--- Start ---
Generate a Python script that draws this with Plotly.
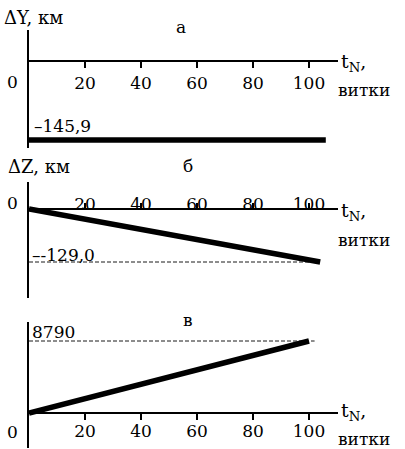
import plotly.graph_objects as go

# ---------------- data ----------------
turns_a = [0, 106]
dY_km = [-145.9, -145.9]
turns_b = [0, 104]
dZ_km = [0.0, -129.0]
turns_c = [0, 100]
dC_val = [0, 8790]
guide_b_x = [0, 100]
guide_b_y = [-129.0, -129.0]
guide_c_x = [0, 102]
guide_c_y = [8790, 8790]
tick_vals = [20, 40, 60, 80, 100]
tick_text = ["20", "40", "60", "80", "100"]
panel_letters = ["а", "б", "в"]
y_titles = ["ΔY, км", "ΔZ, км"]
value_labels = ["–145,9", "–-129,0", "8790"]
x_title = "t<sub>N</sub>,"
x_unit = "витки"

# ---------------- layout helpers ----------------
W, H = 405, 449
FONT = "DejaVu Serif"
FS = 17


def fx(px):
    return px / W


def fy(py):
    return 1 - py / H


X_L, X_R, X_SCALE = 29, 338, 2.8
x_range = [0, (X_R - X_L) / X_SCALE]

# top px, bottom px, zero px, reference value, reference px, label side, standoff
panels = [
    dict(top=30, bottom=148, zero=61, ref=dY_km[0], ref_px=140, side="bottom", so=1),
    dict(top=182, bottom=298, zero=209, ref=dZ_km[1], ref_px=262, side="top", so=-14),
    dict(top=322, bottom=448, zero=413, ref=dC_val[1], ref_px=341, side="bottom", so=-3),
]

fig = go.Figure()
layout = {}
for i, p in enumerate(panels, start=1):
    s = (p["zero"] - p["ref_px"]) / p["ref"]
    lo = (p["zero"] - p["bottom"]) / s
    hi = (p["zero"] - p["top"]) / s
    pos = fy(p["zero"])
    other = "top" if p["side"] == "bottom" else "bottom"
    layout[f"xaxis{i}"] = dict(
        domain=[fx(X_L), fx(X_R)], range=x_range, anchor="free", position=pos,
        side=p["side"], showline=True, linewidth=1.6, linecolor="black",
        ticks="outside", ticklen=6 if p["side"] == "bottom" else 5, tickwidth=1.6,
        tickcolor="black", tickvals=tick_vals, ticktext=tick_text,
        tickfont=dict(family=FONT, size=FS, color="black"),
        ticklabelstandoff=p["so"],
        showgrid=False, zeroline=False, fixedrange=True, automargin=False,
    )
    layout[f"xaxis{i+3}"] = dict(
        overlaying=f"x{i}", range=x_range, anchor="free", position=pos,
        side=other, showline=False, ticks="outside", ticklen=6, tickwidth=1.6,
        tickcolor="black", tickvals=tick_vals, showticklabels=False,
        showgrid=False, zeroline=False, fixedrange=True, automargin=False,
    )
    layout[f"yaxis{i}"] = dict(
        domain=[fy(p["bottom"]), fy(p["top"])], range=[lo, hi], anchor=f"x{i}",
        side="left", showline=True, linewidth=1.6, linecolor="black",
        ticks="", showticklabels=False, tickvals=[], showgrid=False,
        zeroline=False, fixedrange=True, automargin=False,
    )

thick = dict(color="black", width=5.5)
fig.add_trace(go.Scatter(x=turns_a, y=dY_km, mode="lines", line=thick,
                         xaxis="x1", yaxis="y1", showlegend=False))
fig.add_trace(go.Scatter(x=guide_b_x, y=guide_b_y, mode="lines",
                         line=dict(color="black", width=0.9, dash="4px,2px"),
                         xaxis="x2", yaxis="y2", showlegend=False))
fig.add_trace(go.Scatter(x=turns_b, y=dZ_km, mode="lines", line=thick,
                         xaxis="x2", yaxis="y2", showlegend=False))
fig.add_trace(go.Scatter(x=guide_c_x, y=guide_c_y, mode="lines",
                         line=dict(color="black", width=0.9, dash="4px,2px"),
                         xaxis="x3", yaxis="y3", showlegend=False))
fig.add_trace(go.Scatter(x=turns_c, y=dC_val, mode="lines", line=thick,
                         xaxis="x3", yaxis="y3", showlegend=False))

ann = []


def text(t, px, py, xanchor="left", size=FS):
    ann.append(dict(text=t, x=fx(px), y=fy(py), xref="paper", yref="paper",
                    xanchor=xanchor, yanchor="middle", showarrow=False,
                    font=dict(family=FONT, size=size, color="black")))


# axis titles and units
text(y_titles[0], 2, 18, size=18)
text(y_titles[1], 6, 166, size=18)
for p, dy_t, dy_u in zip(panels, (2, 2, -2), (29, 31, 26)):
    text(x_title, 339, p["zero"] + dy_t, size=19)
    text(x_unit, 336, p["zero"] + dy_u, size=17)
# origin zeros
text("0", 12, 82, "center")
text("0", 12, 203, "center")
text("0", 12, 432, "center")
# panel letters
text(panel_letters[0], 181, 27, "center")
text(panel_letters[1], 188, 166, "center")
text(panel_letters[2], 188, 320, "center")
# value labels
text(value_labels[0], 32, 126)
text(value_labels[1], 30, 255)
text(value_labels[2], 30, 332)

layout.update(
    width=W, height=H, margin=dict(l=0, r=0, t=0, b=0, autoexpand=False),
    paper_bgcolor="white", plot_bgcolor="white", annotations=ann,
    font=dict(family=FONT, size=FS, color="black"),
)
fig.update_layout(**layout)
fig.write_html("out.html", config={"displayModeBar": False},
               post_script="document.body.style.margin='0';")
--- End ---
● **What you are asked to do**
Repeat the data in full and exactly. Omit pictures.

● **Result of this exercise**
Generate a Python script that draws this with Plotly.
import plotly.graph_objects as go

# ---------------- data ----------------
turns_a = [0, 106]
dY_km = [-145.9, -145.9]
turns_b = [0, 104]
dZ_km = [0.0, -129.0]
turns_c = [0, 100]
dC_val = [0, 8790]
guide_b_x = [0, 100]
guide_b_y = [-129.0, -129.0]
guide_c_x = [0, 102]
guide_c_y = [8790, 8790]
tick_vals = [20, 40, 60, 80, 100]
tick_text = ["20", "40", "60", "80", "100"]
panel_letters = ["а", "б", "в"]
y_titles = ["ΔY, км", "ΔZ, км"]
value_labels = ["–145,9", "–-129,0", "8790"]
x_title = "t<sub>N</sub>,"
x_unit = "витки"

# ---------------- layout helpers ----------------
W, H = 405, 449
FONT = "DejaVu Serif"
FS = 17


def fx(px):
    return px / W


def fy(py):
    return 1 - py / H


X_L, X_R, X_SCALE = 29, 338, 2.8
x_range = [0, (X_R - X_L) / X_SCALE]

# top px, bottom px, zero px, reference value, reference px, label side, standoff
panels = [
    dict(top=30, bottom=148, zero=61, ref=dY_km[0], ref_px=140, side="bottom", so=1),
    dict(top=182, bottom=298, zero=209, ref=dZ_km[1], ref_px=262, side="top", so=-14),
    dict(top=322, bottom=448, zero=413, ref=dC_val[1], ref_px=341, side="bottom", so=-3),
]

fig = go.Figure()
layout = {}
for i, p in enumerate(panels, start=1):
    s = (p["zero"] - p["ref_px"]) / p["ref"]
    lo = (p["zero"] - p["bottom"]) / s
    hi = (p["zero"] - p["top"]) / s
    pos = fy(p["zero"])
    other = "top" if p["side"] == "bottom" else "bottom"
    layout[f"xaxis{i}"] = dict(
        domain=[fx(X_L), fx(X_R)], range=x_range, anchor="free", position=pos,
        side=p["side"], showline=True, linewidth=1.6, linecolor="black",
        ticks="outside", ticklen=6 if p["side"] == "bottom" else 5, tickwidth=1.6,
        tickcolor="black", tickvals=tick_vals, ticktext=tick_text,
        tickfont=dict(family=FONT, size=FS, color="black"),
        ticklabelstandoff=p["so"],
        showgrid=False, zeroline=False, fixedrange=True, automargin=False,
    )
    layout[f"xaxis{i+3}"] = dict(
        overlaying=f"x{i}", range=x_range, anchor="free", position=pos,
        side=other, showline=False, ticks="outside", ticklen=6, tickwidth=1.6,
        tickcolor="black", tickvals=tick_vals, showticklabels=False,
        showgrid=False, zeroline=False, fixedrange=True, automargin=False,
    )
    layout[f"yaxis{i}"] = dict(
        domain=[fy(p["bottom"]), fy(p["top"])], range=[lo, hi], anchor=f"x{i}",
        side="left", showline=True, linewidth=1.6, linecolor="black",
        ticks="", showticklabels=False, tickvals=[], showgrid=False,
        zeroline=False, fixedrange=True, automargin=False,
    )

thick = dict(color="black", width=5.5)
fig.add_trace(go.Scatter(x=turns_a, y=dY_km, mode="lines", line=thick,
                         xaxis="x1", yaxis="y1", showlegend=False))
fig.add_trace(go.Scatter(x=guide_b_x, y=guide_b_y, mode="lines",
                         line=dict(color="black", width=0.9, dash="4px,2px"),
                         xaxis="x2", yaxis="y2", showlegend=False))
fig.add_trace(go.Scatter(x=turns_b, y=dZ_km, mode="lines", line=thick,
                         xaxis="x2", yaxis="y2", showlegend=False))
fig.add_trace(go.Scatter(x=guide_c_x, y=guide_c_y, mode="lines",
                         line=dict(color="black", width=0.9, dash="4px,2px"),
                         xaxis="x3", yaxis="y3", showlegend=False))
fig.add_trace(go.Scatter(x=turns_c, y=dC_val, mode="lines", line=thick,
                         xaxis="x3", yaxis="y3", showlegend=False))

ann = []


def text(t, px, py, xanchor="left", size=FS):
    ann.append(dict(text=t, x=fx(px), y=fy(py), xref="paper", yref="paper",
                    xanchor=xanchor, yanchor="middle", showarrow=False,
                    font=dict(family=FONT, size=size, color="black")))


# axis titles and units
text(y_titles[0], 2, 18, size=18)
text(y_titles[1], 6, 166, size=18)
for p, dy_t, dy_u in zip(panels, (2, 2, -2), (29, 31, 26)):
    text(x_title, 339, p["zero"] + dy_t, size=19)
    text(x_unit, 336, p["zero"] + dy_u, size=17)
# origin zeros
text("0", 12, 82, "center")
text("0", 12, 203, "center")
text("0", 12, 432, "center")
# panel letters
text(panel_letters[0], 181, 27, "center")
text(panel_letters[1], 188, 166, "center")
text(panel_letters[2], 188, 320, "center")
# value labels
text(value_labels[0], 32, 126)
text(value_labels[1], 30, 255)
text(value_labels[2], 30, 332)

layout.update(
    width=W, height=H, margin=dict(l=0, r=0, t=0, b=0, autoexpand=False),
    paper_bgcolor="white", plot_bgcolor="white", annotations=ann,
    font=dict(family=FONT, size=FS, color="black"),
)
fig.update_layout(**layout)
fig.write_html("out.html", config={"displayModeBar": False},
               post_script="document.body.style.margin='0';")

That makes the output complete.